Ms Waguette continued: “It is not reflected either in the exchanges today or in the information provided that the teachers at any moment failed to comply with their requirement to monitor the activity.

“There was not any reason to think that the floating platform could turn over.”

She said the court knew a time period of between five and 10 minutes had elapsed between the platform overturning and the lifeguard recovering Jessica from the water.

“We don’t know why her drowning took place at the time when the platform turned over,” Ms Waguette said.

“There is therefore no evidence to show that they were negligent, therefore you are found not guilty.”

On Tuesday, the court heard how Ms Lewis “started to panic” during the incident and “asked ‘where’s Jess?’”

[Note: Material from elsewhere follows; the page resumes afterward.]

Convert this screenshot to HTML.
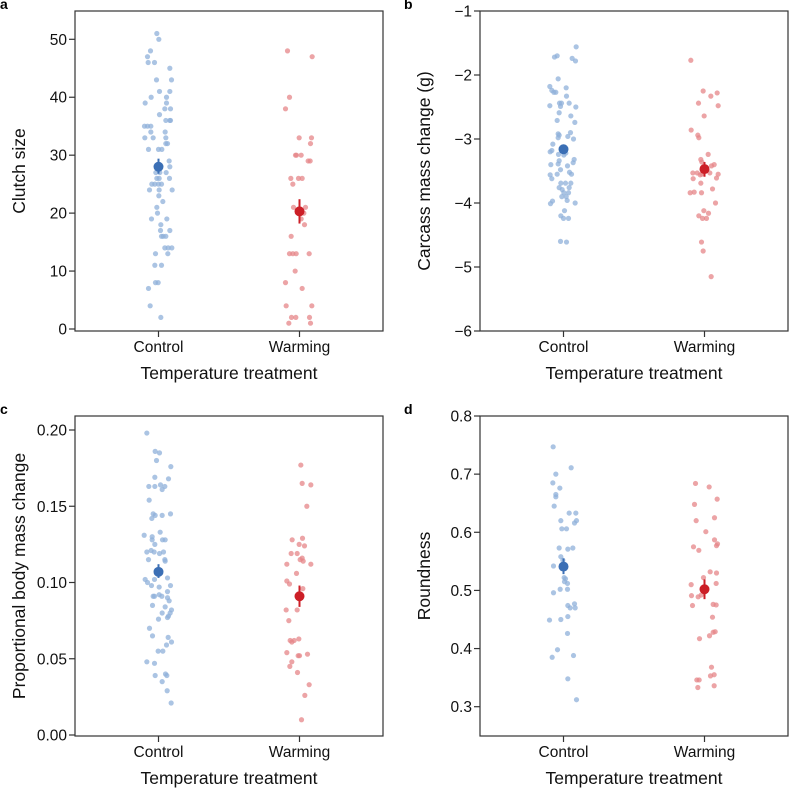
<!DOCTYPE html>
<html><head><meta charset="utf-8">
<style>
html,body{margin:0;padding:0;background:#fff;}
svg{display:block;font-family:"Liberation Sans",Arial,sans-serif;}
</style></head>
<body>
<svg id="fig" width="789" height="788" viewBox="0 0 789 788" xmlns="http://www.w3.org/2000/svg"></svg>
<script>
// ---------- Data ----------
const categories = ["Control", "Warming"];
// Panel a: clutch size
const aCtrlVals = [51,50,48,47,46,46,45,43,43,41,41,40,40,39,39,38,38,37,36,36,36,35,35,35,34,34,33,33,33,32,32,31,31,31,29,28,27,27,27,26,26,26,25,25,25,25,24,24,24,23,22,21,20,19,19,18,17,17,16,16,16,14,14,14,13,13,11,11,8,8,7,4,2];
const aCtrlJit  = [-5,1,-24,-33,-31,-12,34,-6,39,3,34,-22,24,-40,24,19,36,3,22,34,36,-42,-33,-23,-23,20,-41,-16,22,22,27,-30,0,10,32,34,-8,4,23,-5,2,33,-20,-11,0,9,-27,2,41,1,13,-5,-3,-21,25,7,6,34,9,14,22,19,29,40,-9,28,-11,9,-9,-1,-30,-25,7];
const aWarmVals = [48,47,40,38,33,33,32,30,30,30,29,29,26,26,26,25,21,21,20,19,18,16,13,13,13,13,10,8,7,4,4,2,2,2,1,1];
const aWarmJit  = [-36,38,-30,-42,-1,36,33,-12,-9,5,26,32,-26,-3,8,-20,-18,18,13,5,15,-25,-30,-20,-10,29,-13,-42,8,-40,37,-24,-11,30,-32,33];
const aMeans = [28.0, 20.3];
const aErrLo = [26.8, 18.2];
const aErrHi = [29.4, 22.4];
const aTicks = [0,10,20,30,40,50];

// Panel b: carcass mass change
const bCtrlVals = [-1.56,-1.72,-1.70,-1.74,-1.78,-2.06,-2.18,-2.24,-2.27,-2.27,-2.20,-2.33,-2.44,-2.44,-2.44,-2.49,-2.48,-2.50,-2.59,-2.64,-2.71,-2.74,-2.92,-2.94,-2.90,-2.96,-2.98,-3.00,-3.08,-3.18,-3.20,-3.24,-3.25,-3.22,-3.32,-3.34,-3.37,-3.40,-3.39,-3.42,-3.48,-3.52,-3.56,-3.55,-3.55,-3.62,-3.69,-3.69,-3.69,-3.76,-3.76,-3.79,-3.84,-3.84,-3.90,-3.90,-3.96,-3.97,-4.01,-4.00,-4.12,-4.20,-4.24,-4.24,-4.60,-4.61];
const bCtrlJit  = [38,-27,-19,26,36,-16,-41,-35,-29,-23,8,9,-12,-6,17,-9,-41,37,-13,22,-19,34,-16,-13,21,13,-16,30,-32,-35,-40,-15,1,7,32,-13,29,-38,-16,12,-9,18,-40,-19,24,-35,-8,6,22,-13,17,-4,1,15,-5,8,11,-33,-39,35,3,-8,0,15,-9,9];
const bWarmVals = [-1.77,-2.25,-2.28,-2.33,-2.44,-2.48,-2.64,-2.86,-2.94,-2.98,-3.24,-3.32,-3.36,-3.40,-3.42,-3.53,-3.53,-3.53,-3.55,-3.56,-3.55,-3.61,-3.62,-3.69,-3.78,-3.84,-3.83,-3.84,-4.00,-4.12,-4.16,-4.20,-4.24,-4.24,-4.61,-4.75,-5.15];
const bWarmJit  = [-41,-4,38,19,-18,41,-1,-40,-20,-17,11,-11,-8,29,21,-35,-22,16,41,-13,-8,36,-34,-11,24,-43,-31,-9,33,-2,12,-17,-6,6,-9,-4,20];
const bMeans = [-3.16, -3.47];
const bErrLo = [-3.22, -3.59];
const bErrHi = [-3.10, -3.36];
const bTicks = [-6,-5,-4,-3,-2,-1];

// Panel c: proportional body mass change
const cCtrlVals = [.198,.186,.185,.180,.176,.169,.168,.163,.163,.164,.163,.161,.154,.142,.145,.144,.144,.145,.133,.131,.130,.128,.128,.128,.125,.120,.121,.120,.119,.120,.115,.115,.114,.102,.100,.098,.102,.103,.098,.097,.091,.091,.092,.091,.094,.090,.088,.085,.084,.082,.080,.080,.078,.077,.076,.070,.065,.064,.061,.059,.055,.055,.048,.047,.039,.040,.039,.035,.029,.021];
const cCtrlJit  = [-35,-10,3,-6,37,-11,30,-29,-11,6,19,11,-28,-20,-16,-10,11,36,5,-43,-19,-19,12,20,-11,-35,-22,-13,3,15,-30,19,20,-40,-33,-21,-12,27,36,2,-16,-12,2,10,27,27,32,-18,20,39,11,35,30,27,0,-27,-18,29,39,24,-1,13,-35,-12,-10,21,25,11,26,38];
const cWarmVals = [.177,.165,.164,.150,.128,.129,.125,.124,.119,.119,.116,.115,.114,.112,.112,.106,.101,.099,.096,.082,.082,.075,.062,.061,.062,.063,.052,.052,.053,.054,.048,.045,.041,.033,.026,.010];
const cWarmJit  = [4,8,34,22,-22,9,-1,15,-25,-7,8,2,11,-38,34,-9,-38,-30,10,-40,-7,-32,-28,-23,-16,-2,-4,0,24,-38,-23,-29,-6,29,16,6];
const cMeans = [0.107, 0.091];
const cErrLo = [0.103, 0.084];
const cErrHi = [0.112, 0.098];
const cTicks = [0.00,0.05,0.10,0.15,0.20];

// Panel d: roundness
const dCtrlVals = [.747,.711,.700,.685,.676,.665,.661,.645,.633,.633,.620,.620,.616,.606,.606,.573,.571,.573,.558,.542,.552,.522,.520,.515,.512,.502,.502,.496,.474,.477,.470,.470,.455,.449,.450,.426,.398,.388,.385,.348,.312];
const dCtrlJit  = [-31,23,-23,-32,-11,-23,-23,-28,17,37,-8,39,33,-5,9,-13,13,28,-8,-30,-2,2,6,3,12,-10,12,-30,13,33,20,35,13,-42,-8,12,-18,30,-34,13,39];
const dWarmVals = [.684,.678,.648,.657,.620,.625,.601,.587,.580,.577,.575,.569,.532,.530,.522,.510,.512,.491,.489,.492,.474,.476,.475,.454,.429,.428,.422,.417,.368,.355,.353,.346,.346,.333,.336];
const dWarmJit  = [-27,14,-30,38,-25,30,4,30,39,36,-33,-17,17,36,-3,-40,35,-39,-19,-10,-36,26,35,24,32,26,15,-15,21,29,18,-23,-16,-20,29];
const dMeans = [0.541, 0.502];
const dErrLo = [0.528, 0.485];
const dErrHi = [0.555, 0.519];
const dTicks = [0.3,0.4,0.5,0.6,0.7,0.8];

// ---------- Drawing ----------
const NS = "http://www.w3.org/2000/svg";
const svg = document.getElementById("fig");
function mk(tag, attrs, parent) {
  const e = document.createElementNS(NS, tag);
  for (const k in attrs) e.setAttribute(k, attrs[k]);
  (parent || svg).appendChild(e);
  return e;
}
const JIT_UNIT = 1 / 423; // jitter units in fraction of category spacing

function panel(p) {
  const g = mk("g", {});
  
  
  const L = p.left, T = p.top, R = p.left + 308, B = p.top + 320;
  const y = v => p.y0px + (v - p.y0) * (p.y1px - p.y0px) / (p.y1 - p.y0);
  const spacing = 141;
  const cx = i => (L + R) / 2 + (i - 0.5) * spacing;
  const xj = (i, j) => cx(i) + j * JIT_UNIT * spacing;

  const lt = mk("text", {x: p.letterX, y: p.top - 2, "font-size": 14, "font-weight": "bold", fill: "#000"}, g);
  lt.textContent = p.letter;
  
  

  const box = mk("rect", {x: L, y: T, width: R - L, height: B - T, fill: "none", stroke: "#333", "stroke-width": 1.2}, g);
  
  

  p.ticks.forEach(t => {
    const ty = y(t);
    const tk = mk("line", {x1: L - 6, x2: L, y1: ty, y2: ty, stroke: "#333", "stroke-width": 1.2}, g);
    
    
    const tl = mk("text", {x: L - 8, y: ty + 5.5, "text-anchor": "end", "font-size": 15.5, fill: "#111"}, g);
    tl.textContent = p.fmt(t);
    
    
  });
  categories.forEach((c, i) => {
    const tk = mk("line", {x1: cx(i), x2: cx(i), y1: B, y2: B + 6, stroke: "#333", "stroke-width": 1.2}, g);
    
    
    const tl = mk("text", {x: cx(i), y: B + 21, "text-anchor": "middle", "font-size": 15.5, fill: "#111"}, g);
    tl.textContent = c;
    
    
  });
  const xt = mk("text", {x: (L + R) / 2, y: B + 48, "text-anchor": "middle", "font-size": 17.5, fill: "#111"}, g);
  xt.textContent = "Temperature treatment";
  
  
  const yc = (T + B) / 2;
  const yt = mk("text", {x: p.titleX, y: yc, "text-anchor": "middle", "font-size": 17.5, fill: "#111", transform: `rotate(-90 ${p.titleX} ${yc})`}, g);
  yt.textContent = p.ytitle;
  
  

  const cols = [["#8fb0da", "#3b6fb5"], ["#e68588", "#cc1f27"]];
  [[p.cv, p.cj], [p.wv, p.wj]].forEach((s, i) => {
    s[0].forEach((v, k) => {
      const c = mk("circle", {cx: xj(i, s[1][k]), cy: y(v), r: 2.6, fill: cols[i][0], "fill-opacity": 0.75}, g);
      
      
    });
  });
  p.means.forEach((m, i) => {
    const eb = mk("line", {x1: cx(i), x2: cx(i), y1: y(p.lo[i]), y2: y(p.hi[i]), stroke: cols[i][1], "stroke-width": 2}, g);
    
    
    const mc = mk("circle", {cx: cx(i), cy: y(m), r: 5, fill: cols[i][1]}, g);
    
    
  });
}

panel({letter: "a", letterX: 0, left: 75, top: 11, titleX: 25, ytitle: "Clutch size",
  y0: 0, y1: 50, y0px: 329, y1px: 39.3, ticks: aTicks, fmt: t => String(t),
  cv: aCtrlVals, cj: aCtrlJit, wv: aWarmVals, wj: aWarmJit, means: aMeans, lo: aErrLo, hi: aErrHi});
panel({letter: "b", letterX: 404, left: 480, top: 11, titleX: 430, ytitle: "Carcass mass change (g)",
  y0: -6, y1: -1, y0px: 331, y1px: 11, ticks: bTicks, fmt: t => t < 0 ? "\u2212" + Math.abs(t) : String(t),
  cv: bCtrlVals, cj: bCtrlJit, wv: bWarmVals, wj: bWarmJit, means: bMeans, lo: bErrLo, hi: bErrHi});
panel({letter: "c", letterX: 0, left: 75, top: 416, titleX: 25, ytitle: "Proportional body mass change",
  y0: 0, y1: 0.2, y0px: 735, y1px: 430, ticks: cTicks, fmt: t => t.toFixed(2),
  cv: cCtrlVals, cj: cCtrlJit, wv: cWarmVals, wj: cWarmJit, means: cMeans, lo: cErrLo, hi: cErrHi});
panel({letter: "d", letterX: 404, left: 480, top: 416, titleX: 430, ytitle: "Roundness",
  y0: 0.3, y1: 0.8, y0px: 706.7, y1px: 416, ticks: dTicks, fmt: t => t.toFixed(1),
  cv: dCtrlVals, cj: dCtrlJit, wv: dWarmVals, wj: dWarmJit, means: dMeans, lo: dErrLo, hi: dErrHi});
</script>
</body></html>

Her colleague, Ms Stathers, said she also became “increasingly panicked” after realising Jessica was missing and added: “But there were 23 other students we were trying to get out [of the water] so I was trying to stay calm.”

The teacher who was in charge of the trip, Mr Layne, told the court he thought the pontoon was safe.

Mr Layne was quizzed about Jessica’s death and said there was not “any sort of distress” from pupils or the lifeguard during the incident.

The schoolgirl’s mother, Brenda Lawson, said her family had been through “torturous suffering” since her daughter’s death, describing her as “full of fun, laughter and care”.

“Afterwards the question was if a criminal mistake has been committed and the answer of the court is that nobody has committed any criminal mistake,” said Dominique Tricaud, the lawyer for Mr Layne.

“Nobody is able to say how Jessica drowned, first, and secondly all that has been done by the teachers and the lifeguard was exact regarding the rules to try to save her.”